WHAT IS NEEDED:
Write out each line that follows exactly as it stands, without the pictures.

SOURCE DATA:
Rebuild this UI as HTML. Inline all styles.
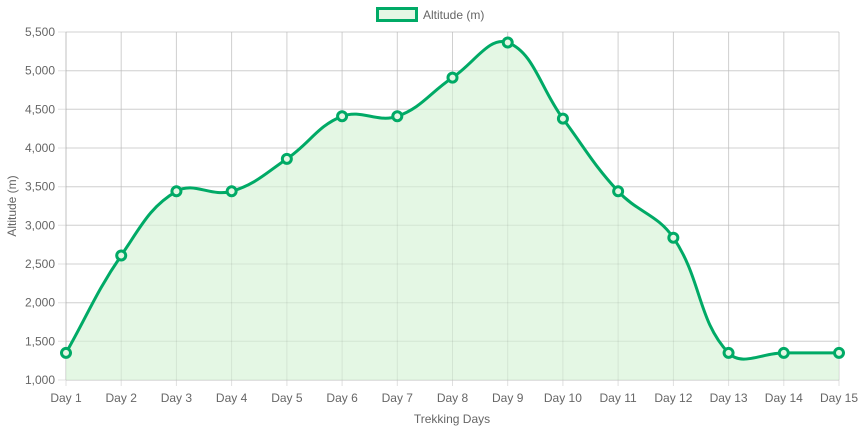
<!DOCTYPE html>
<html><head><meta charset="utf-8"><style>
html,body{margin:0;padding:0;background:#fff;width:862px;height:431px;overflow:hidden}
svg text{font-family:"Liberation Sans",Arial,sans-serif;fill:#666;font-size:12px}
</style></head><body>
<svg id="c" width="862" height="431" xmlns="http://www.w3.org/2000/svg">
<g id="grid" stroke="#e0e0e0" stroke-width="1"></g>
<path id="fill" fill="#e4f7e4" stroke="none"/>
<g id="grid2" stroke="rgba(0,0,0,0.07)" stroke-width="1"></g>
<path id="line" fill="none" stroke="#00aa66" stroke-width="3"/>
<g id="pts"></g>
<g id="labels"></g>
<rect x="377.5" y="8.5" width="39" height="12" fill="#e4f7e4" stroke="#00aa66" stroke-width="3"/>
<text x="423" y="19">Altitude (m)</text>
<text x="452" y="423" text-anchor="middle">Trekking Days</text>
<text transform="translate(16,206) rotate(-90)" text-anchor="middle">Altitude (m)</text>
</svg>
<script>
(function(){
var data=[1350,2610,3440,3440,3860,4410,4410,4910,5364,4380,3440,2840,1350,1350,1350];
var x0=66,x1=839,yTop=32,bot=380;
function X(i){return x0+i*(x1-x0)/14}
function Y(v){return bot-(v-1000)/4500*(bot-yTop)}
var g=document.getElementById('grid'),l=document.getElementById('labels'),s='',t='',s2='';
for(var i=0;i<15;i++){var x=X(i).toFixed(1);s+='<line x1="'+x+'" y1="'+yTop+'" x2="'+x+'" y2="386"/>';s2+='<line x1="'+x+'" y1="'+yTop+'" x2="'+x+'" y2="380"/>';
t+='<text x="'+x+'" y="402" text-anchor="middle">Day '+(i+1)+'</text>';}
for(var v=1000;v<=5500;v+=500){var y=Y(v).toFixed(1);s+='<line x1="58" y1="'+y+'" x2="'+x1+'" y2="'+y+'"/>';s2+='<line x1="66" y1="'+y+'" x2="'+x1+'" y2="'+y+'"/>';
t+='<text x="55" y="'+(Y(v)+4)+'" text-anchor="end">'+v.toLocaleString('en-US')+'</text>';}
s+='<line x1="66" y1="380" x2="839" y2="380" stroke="#d0d0d0"/><line x1="66" y1="32" x2="66" y2="380" stroke="#d0d0d0"/>';
g.innerHTML=s;l.innerHTML=t;document.getElementById('grid2').innerHTML=s2;
var p=data.map(function(v,i){return [X(i),Y(v)]});
var cps=[];
for(var i=0;i<p.length;i++){var a=p[Math.max(i-1,0)],b=p[i],c=p[Math.min(i+1,p.length-1)];
var d01=Math.hypot(b[0]-a[0],b[1]-a[1]),d12=Math.hypot(c[0]-b[0],c[1]-b[1]);
var fa=d01/(d01+d12)||0,fb=d12/(d01+d12)||0;fa*=0.4;fb*=0.4;
cps.push({p:[b[0]-fa*(c[0]-a[0]),Math.min(bot,Math.max(yTop,b[1]-fa*(c[1]-a[1])))],n:[b[0]+fb*(c[0]-a[0]),Math.min(bot,Math.max(yTop,b[1]+fb*(c[1]-a[1])))]});}
var d='M'+p[0][0]+','+p[0][1];
for(var i=1;i<p.length;i++){d+=' C'+cps[i-1].n[0]+','+cps[i-1].n[1]+' '+cps[i].p[0]+','+cps[i].p[1]+' '+p[i][0]+','+p[i][1];}
document.getElementById('line').setAttribute('d',d);
document.getElementById('fill').setAttribute('d',d+' L'+x1+','+bot+' L'+x0+','+bot+' Z');
var ps='';p.forEach(function(q){ps+='<circle cx="'+q[0]+'" cy="'+q[1]+'" r="4.5" fill="#e4f7e4" stroke="#00aa66" stroke-width="3"/>'});
document.getElementById('pts').innerHTML=ps;
})();
</script>
</body></html>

WRITTEN RESPONSE:
Rebuild this UI as HTML. Inline all styles.
<!DOCTYPE html>
<html><head><meta charset="utf-8"><style>
html,body{margin:0;padding:0;background:#fff;width:862px;height:431px;overflow:hidden}
svg text{font-family:"Liberation Sans",Arial,sans-serif;fill:#666;font-size:12px}
</style></head><body>
<svg id="c" width="862" height="431" xmlns="http://www.w3.org/2000/svg">
<g id="grid" stroke="#e0e0e0" stroke-width="1"></g>
<path id="fill" fill="#e4f7e4" stroke="none"/>
<g id="grid2" stroke="rgba(0,0,0,0.07)" stroke-width="1"></g>
<path id="line" fill="none" stroke="#00aa66" stroke-width="3"/>
<g id="pts"></g>
<g id="labels"></g>
<rect x="377.5" y="8.5" width="39" height="12" fill="#e4f7e4" stroke="#00aa66" stroke-width="3"/>
<text x="423" y="19">Altitude (m)</text>
<text x="452" y="423" text-anchor="middle">Trekking Days</text>
<text transform="translate(16,206) rotate(-90)" text-anchor="middle">Altitude (m)</text>
</svg>
<script>
(function(){
var data=[1350,2610,3440,3440,3860,4410,4410,4910,5364,4380,3440,2840,1350,1350,1350];
var x0=66,x1=839,yTop=32,bot=380;
function X(i){return x0+i*(x1-x0)/14}
function Y(v){return bot-(v-1000)/4500*(bot-yTop)}
var g=document.getElementById('grid'),l=document.getElementById('labels'),s='',t='',s2='';
for(var i=0;i<15;i++){var x=X(i).toFixed(1);s+='<line x1="'+x+'" y1="'+yTop+'" x2="'+x+'" y2="386"/>';s2+='<line x1="'+x+'" y1="'+yTop+'" x2="'+x+'" y2="380"/>';
t+='<text x="'+x+'" y="402" text-anchor="middle">Day '+(i+1)+'</text>';}
for(var v=1000;v<=5500;v+=500){var y=Y(v).toFixed(1);s+='<line x1="58" y1="'+y+'" x2="'+x1+'" y2="'+y+'"/>';s2+='<line x1="66" y1="'+y+'" x2="'+x1+'" y2="'+y+'"/>';
t+='<text x="55" y="'+(Y(v)+4)+'" text-anchor="end">'+v.toLocaleString('en-US')+'</text>';}
s+='<line x1="66" y1="380" x2="839" y2="380" stroke="#d0d0d0"/><line x1="66" y1="32" x2="66" y2="380" stroke="#d0d0d0"/>';
g.innerHTML=s;l.innerHTML=t;document.getElementById('grid2').innerHTML=s2;
var p=data.map(function(v,i){return [X(i),Y(v)]});
var cps=[];
for(var i=0;i<p.length;i++){var a=p[Math.max(i-1,0)],b=p[i],c=p[Math.min(i+1,p.length-1)];
var d01=Math.hypot(b[0]-a[0],b[1]-a[1]),d12=Math.hypot(c[0]-b[0],c[1]-b[1]);
var fa=d01/(d01+d12)||0,fb=d12/(d01+d12)||0;fa*=0.4;fb*=0.4;
cps.push({p:[b[0]-fa*(c[0]-a[0]),Math.min(bot,Math.max(yTop,b[1]-fa*(c[1]-a[1])))],n:[b[0]+fb*(c[0]-a[0]),Math.min(bot,Math.max(yTop,b[1]+fb*(c[1]-a[1])))]});}
var d='M'+p[0][0]+','+p[0][1];
for(var i=1;i<p.length;i++){d+=' C'+cps[i-1].n[0]+','+cps[i-1].n[1]+' '+cps[i].p[0]+','+cps[i].p[1]+' '+p[i][0]+','+p[i][1];}
document.getElementById('line').setAttribute('d',d);
document.getElementById('fill').setAttribute('d',d+' L'+x1+','+bot+' L'+x0+','+bot+' Z');
var ps='';p.forEach(function(q){ps+='<circle cx="'+q[0]+'" cy="'+q[1]+'" r="4.5" fill="#e4f7e4" stroke="#00aa66" stroke-width="3"/>'});
document.getElementById('pts').innerHTML=ps;
})();
</script>
</body></html>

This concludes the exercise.